The Fed is a lion, and the market is a pack of hyenas. The lion can kill one or more hyenas, but the pack can kill the lion. Usually the pack shies away. But if their blood is up, they can take down the lion.

Comment by Whac-A-Bubble™
2013-09-20 09:07:30

The Fed is a whale, and the market is an ocean full of plankton.

When plankton dies off, so do whales.

 
Comment by Carl Morris
2013-09-20 09:47:15

The Fed is a lion, and the market is a pack of hyenas. The lion can kill one or more hyenas, but the pack can kill the lion. Usually the pack shies away. But if their blood is up, they can take down the lion.

What if the hyenas already have iPhones and all the fast food they can eat?

 
 
 
Comment by Whac-A-Bubble™
2013-09-20 07:19:30

Got hair-of-the-dog hangover cures?

“As Ludwig von Mises of the Austrian School would love to compare, any economy on a central bank-induced cheap credit binge is like a drug addict… with time, one needs greater and greater dosages to even maintain the status quo. Any cleansing process of this addiction has to start with the rather painful, but much needed, withdrawal symptoms.”

“The path that Bernanke has put the US on is very different. He has taken the route of greater doses of stimuli that would allow him to temporarily postpone the withdrawal symptoms, but would ultimately cause the death of the patient.”

 
Comment by Housing Analyst
2013-09-20 07:22:59

And BTW…..

New construction lingers at low levels for one simple reason…… We know there is tens of millions of excess empty houses idling on the back burner and they’re going to hit the market sooner or later.

Comment by Blue Skye
2013-09-20 07:58:48

The “low levels” are lifetime low levels, lower than anything over the past 50 years at least. We’ve passed peak buy to get rich, we’ve past peak build it and they will come. We’ve passed peak buy to rent. This year looked like peak renovate to rent.
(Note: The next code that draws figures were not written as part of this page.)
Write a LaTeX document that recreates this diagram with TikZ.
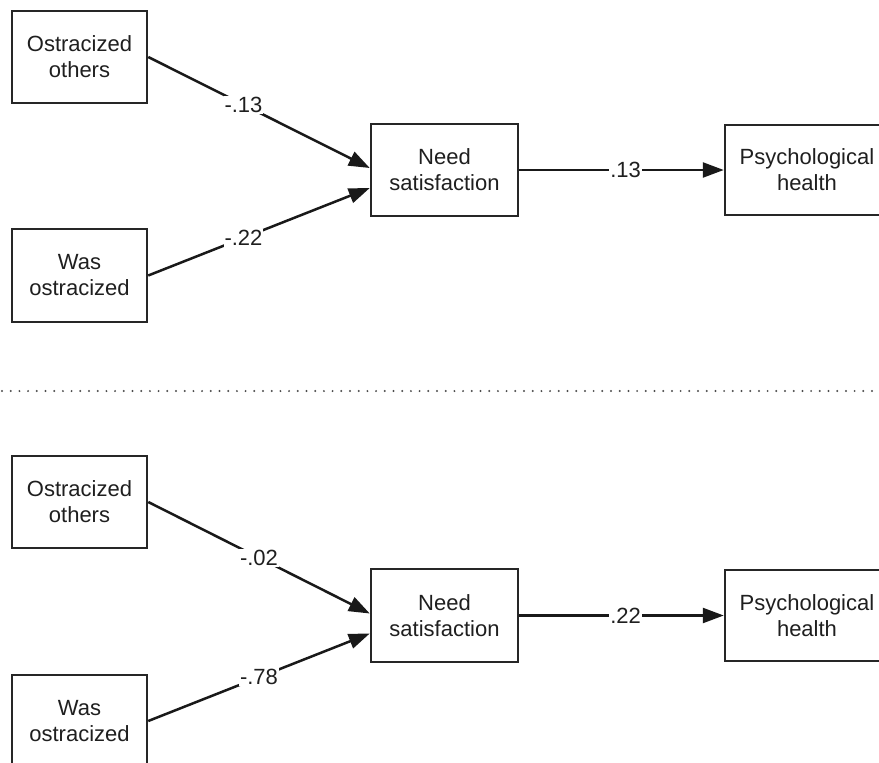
\documentclass[tikz,border=0pt]{standalone}
\usepackage{fontspec}
\setmainfont{Liberation Sans}
\usetikzlibrary{arrows.meta}
\begin{document}
\begin{tikzpicture}[x=1pt,y=-1pt,
  box/.style={draw=black!85, line width=2.5pt, fill=white, align=center,
    font=\fontsize{22}{26}\selectfont, text=black!88, inner sep=0pt},
  link/.style={draw=black!90, line width=2.5pt, -{Triangle[length=21pt,width=15pt]}},
  lbl/.style={fill=white, inner sep=1pt, text=black!88, font=\fontsize{22}{26}\selectfont},
  sep/.style={draw=black!70, line width=2.2pt, line cap=round, dash pattern=on 0pt off 8.7pt}]
\useasboundingbox (0,0) rectangle (879,763);
\clip (0,0) rectangle (879,763);
% top panel
\node[box, minimum width=135pt, minimum height=92pt] (oo1) at (79.5,57) {Ostracized\\others};
\node[box, minimum width=135pt, minimum height=93pt] (wo1) at (79.5,275.5) {Was\\ostracized};
\node[box, minimum width=147pt, minimum height=92pt] (n1) at (444.5,170) {Need\\satisfaction};
\node[box, minimum width=164pt, minimum height=90pt] (p1) at (807,170) {Psychological\\health};
\draw[link] (oo1.east) -- ([yshift=2pt]n1.west) node[lbl,pos=0.43]{-.13};
\draw[link] (wo1.east) -- ([yshift=-18pt]n1.west) node[lbl,pos=0.43]{-.22};
\draw[link] (n1.east) -- (p1.west) node[lbl,pos=0.52]{.13};
% separator
\coordinate (sl) at (2,391);
\coordinate (sr) at (879,391);
\draw[sep] (sl) -- (sr);
% bottom panel
\node[box, minimum width=135pt, minimum height=92pt] (oo2) at (79.5,502) {Ostracized\\others};
\node[box, minimum width=135pt, minimum height=92pt] (wo2) at (79.5,721) {Was\\ostracized};
\node[box, minimum width=147pt, minimum height=93pt] (n2) at (444.5,615.5) {Need\\satisfaction};
\node[box, minimum width=164pt, minimum height=91pt] (p2) at (807,615.5) {Psychological\\health};
\draw[link] (oo2.east) -- ([yshift=2pt]n2.west) node[lbl,pos=0.5]{-.02};
\draw[link] (wo2.east) -- ([yshift=-18pt]n2.west) node[lbl,pos=0.5]{-.78};
\draw[link] (n2.east) -- (p2.west) node[lbl,pos=0.52]{.22};
\end{tikzpicture}
\end{document}
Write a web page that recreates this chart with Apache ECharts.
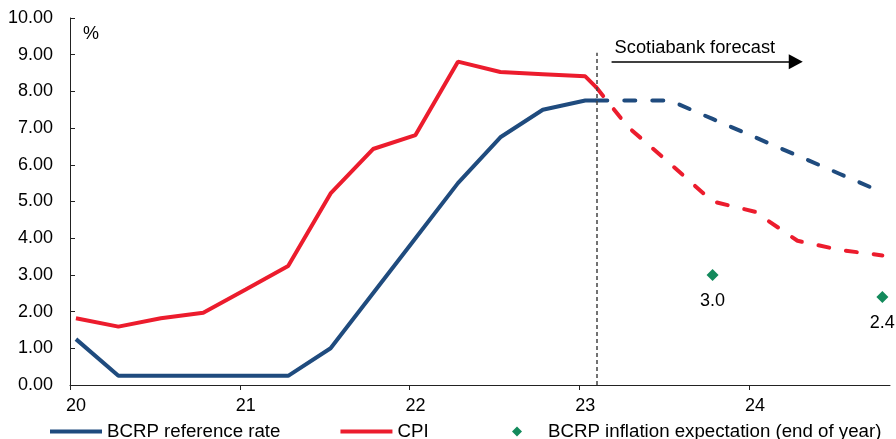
<!DOCTYPE html>
<html>
<head>
<meta charset="utf-8">
<script src="https://cdn.jsdelivr.net/npm/echarts@6/dist/echarts.min.js"></script>
<style>
  html, body { margin: 0; padding: 0; background: #fff; }
  #main { width: 896px; height: 439px; }
</style>
</head>
<body>
<div id="main"></div>
<script>
// quarterly data, actual then Scotiabank forecast
var actualPeriods = ['20Q1', '20Q2', '20Q3', '20Q4', '21Q1', '21Q2', '21Q3', '21Q4',
                     '22Q1', '22Q2', '22Q3', '22Q4', '23Q1'];
var bcrpActual = [1.25, 0.25, 0.25, 0.25, 0.25, 0.25, 1.00, 2.50, 4.00, 5.50, 6.75, 7.50, 7.75];
var cpiActual = [1.82, 1.59, 1.82, 1.97, 2.60, 3.24, 5.22, 6.43, 6.81, 8.81, 8.53, 8.47, 8.41];

// forecast starts here (last observed month)
var forecastStart = 23.10;
var bcrpAtStart = 7.75;
var cpiAtStart = 8.11;

var forecastPeriods = ['23Q2', '23Q3', '23Q4', '24Q1', '24Q2', '24Q3', '24Q4'];
var bcrpForecast = [7.75, 7.75, 7.25, 6.75, 6.25, 5.75, 5.25];
var cpiForecast = [7.04, 6.03, 5.00, 4.72, 3.93, 3.68, 3.53];

var expectPeriods = ['23Q4', '24Q4'];
var expectValues = [3.0, 2.4];

var yearTicks = [20, 21, 22, 23, 24];

var BLUE = '#1f4b7e';
var RED = '#ec1c2d';
var GREEN = '#138a5c';

function toX(p) { // '21Q3' -> 21.535
    return parseInt(p.slice(0, 2), 10) + (parseInt(p.charAt(3), 10) - 1) / 4 + 0.035;
}
function pairs(periods, values) {
    return periods.map(function (p, i) { return [toX(p), values[i]]; });
}

var dom = document.getElementById('main');
var myChart = echarts.init(dom);
var option = null;

var fs = 18;
var dashed = { width: 4, type: [11, 17], cap: 'round' };
var lineIcon = 'path://M0,0L52,0L52,4L0,4Z';
var diamondIcon = 'path://M5,0L10,5L5,10L0,5Z';
var legendBase = {
    top: 417,
    itemWidth: 52,
    itemHeight: 10,
    itemGap: 60,
    symbolKeepAspect: true,
    textStyle: { fontSize: 18.7, color: '#000' }
};

option = {
    animation: false,
    textStyle: { fontFamily: 'Liberation Sans, Arial, sans-serif' },
    grid: { left: 70, right: 6, top: 18, bottom: 54 },
    legend: [
        Object.assign({
            left: 45,
            data: [
                { name: 'BCRP reference rate', icon: lineIcon },
                { name: 'CPI', icon: lineIcon }
            ]
        }, legendBase),
        Object.assign({
            left: 507,
            data: [{ name: 'BCRP inflation expectation (end of year)', icon: diamondIcon }]
        }, legendBase)
    ],
    xAxis: {
        type: 'value',
        min: 20,
        max: 24.83,
        interval: 1,
        splitLine: { show: false },
        axisLine: { lineStyle: { color: '#222', width: 1 } },
        axisTick: { length: 5, customValues: yearTicks, lineStyle: { color: '#222' } },
        axisLabel: {
            customValues: yearTicks,
            fontSize: fs,
            color: '#000',
            margin: 12,
            padding: [0, 0, 0, 12],
            formatter: function (v) { return Math.abs(v - Math.round(v)) < 1e-6 ? String(Math.round(v)) : ''; }
        }
    },
    yAxis: {
        type: 'value',
        min: 0,
        max: 10,
        interval: 1,
        splitLine: { show: false },
        axisLine: { show: true, lineStyle: { color: '#222', width: 1 } },
        axisTick: { show: true, inside: true, length: 5, lineStyle: { color: '#222' } },
        axisLabel: {
            fontSize: fs,
            color: '#000',
            margin: 17,
            formatter: function (v) { return v.toFixed(2); }
        }
    },
    graphic: [{
        type: 'text',
        left: 83,
        top: 25,
        style: { text: '%', fontSize: fs, fill: '#000', fontFamily: 'Liberation Sans, Arial, sans-serif' }
    }],
    series: [
        {
            name: 'BCRP reference rate',
            type: 'line',
            symbol: 'none',
            z: 3,
            lineStyle: { color: BLUE, width: 4 },
            itemStyle: { color: BLUE },
            data: pairs(actualPeriods, bcrpActual).concat([[forecastStart, bcrpAtStart]]),
            markLine: {
                silent: true,
                symbol: 'none',
                label: { show: false },
                lineStyle: { color: '#444', width: 1.5, type: [4, 3] },
                data: [[{ coord: [forecastStart, 0] }, { coord: [forecastStart, 9.05] }]]
            }
        },
        {
            name: 'CPI',
            type: 'line',
            symbol: 'none',
            z: 3,
            lineStyle: { color: RED, width: 4 },
            itemStyle: { color: RED },
            data: pairs(actualPeriods, cpiActual).concat([[forecastStart, cpiAtStart]])
        },
        {
            name: 'BCRP forecast',
            type: 'line',
            symbol: 'none',
            z: 2,
            lineStyle: Object.assign({ color: BLUE }, dashed),
            data: [[forecastStart, bcrpAtStart]].concat(pairs(forecastPeriods, bcrpForecast))
        },
        {
            name: 'CPI forecast',
            type: 'line',
            symbol: 'none',
            z: 2,
            lineStyle: Object.assign({ color: RED }, dashed),
            data: [[forecastStart, cpiAtStart]].concat(pairs(forecastPeriods, cpiForecast)),
            markLine: {
                silent: true,
                symbol: ['none', 'triangle'],
                symbolSize: [15, 14],
                lineStyle: { color: '#000', width: 1.5, type: 'solid' },
                label: {
                    show: true,
                    position: 'insideStartTop',
                    distance: [3, 5],
                    formatter: 'Scotiabank forecast',
                    fontSize: 18.3,
                    color: '#000'
                },
                data: [[{ coord: [23.19, 8.81] }, { coord: [24.275, 8.81] }]]
            }
        },
        {
            name: 'BCRP inflation expectation (end of year)',
            type: 'scatter',
            symbol: 'diamond',
            symbolSize: 12,
            z: 4,
            itemStyle: { color: GREEN, opacity: 1 },
            label: {
                show: true,
                position: 'bottom',
                distance: 11,
                fontSize: fs,
                color: '#000',
                formatter: function (p) { return p.value[1].toFixed(1); }
            },
            data: pairs(expectPeriods, expectValues)
        }
    ]
};

if (option && typeof option === "object") {
    myChart.setOption(option, true);
}
</script>
</body>
</html>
Isn’t there any way left for us to borrow our way to wealth in real estate? I guess we will see next year.

 
Comment by "Uncle Fed, why won't you love ME?"
2013-09-20 11:41:27

And when the hit the market, wages are likely to be even lower.

Comment by Housing Analyst
2013-09-20 11:54:54

Exactly. Therefore;

“Are you really that foolish to believe wages are going to double to meet grossly inflated housing prices. Of course not….. housing prices will crater 65% to meet wages….. interest rates will make it happen…… every.single.time.”

 
 
 
Comment by chi-nyc-sf-dc
2013-09-20 08:20:30

Ruh Roh, someone isn’t “on plan”….

Stocks are about to plunge, Wells Fargo warns

http://finance.yahoo.com/news/stocks-plunge-wells-fargo-warns-112421641.html

Comment by azdude02
2013-09-20 08:26:27

must have went short?

 
Comment by Neuromance
2013-09-20 09:01:56

They need someone to be on the other side of the trade. For example, the Squid has a pretty good track record of head-faking the muppets.

 
Comment by Whac-A-Bubble™
2013-09-20 10:08:36

“Stocks are about to plunge, Wells Fargo warns”

Is it safe to assume the Fed would double the size of QE3 if necessary to nip this predicted plunge in the bud?

Comment by "Uncle Fed, why won't you love ME?"
2013-09-20 11:26:45

No, that would only be a safe assumption if I were still holding the short position that I sold on Wednesdsay.

 
 
 
 
Comment by erik
2013-09-21 07:54:36

Imagine if you will that all debt, everywhere and for everyone, were wiped out overnight and that ownership of all things reverted to the debtors . What a twilight zone scenario the next morning would be…I’m not advocating this, mind you, but it would be interesting, eh? This sort of thing has happened to a fair extent in the past, due to war and revolution.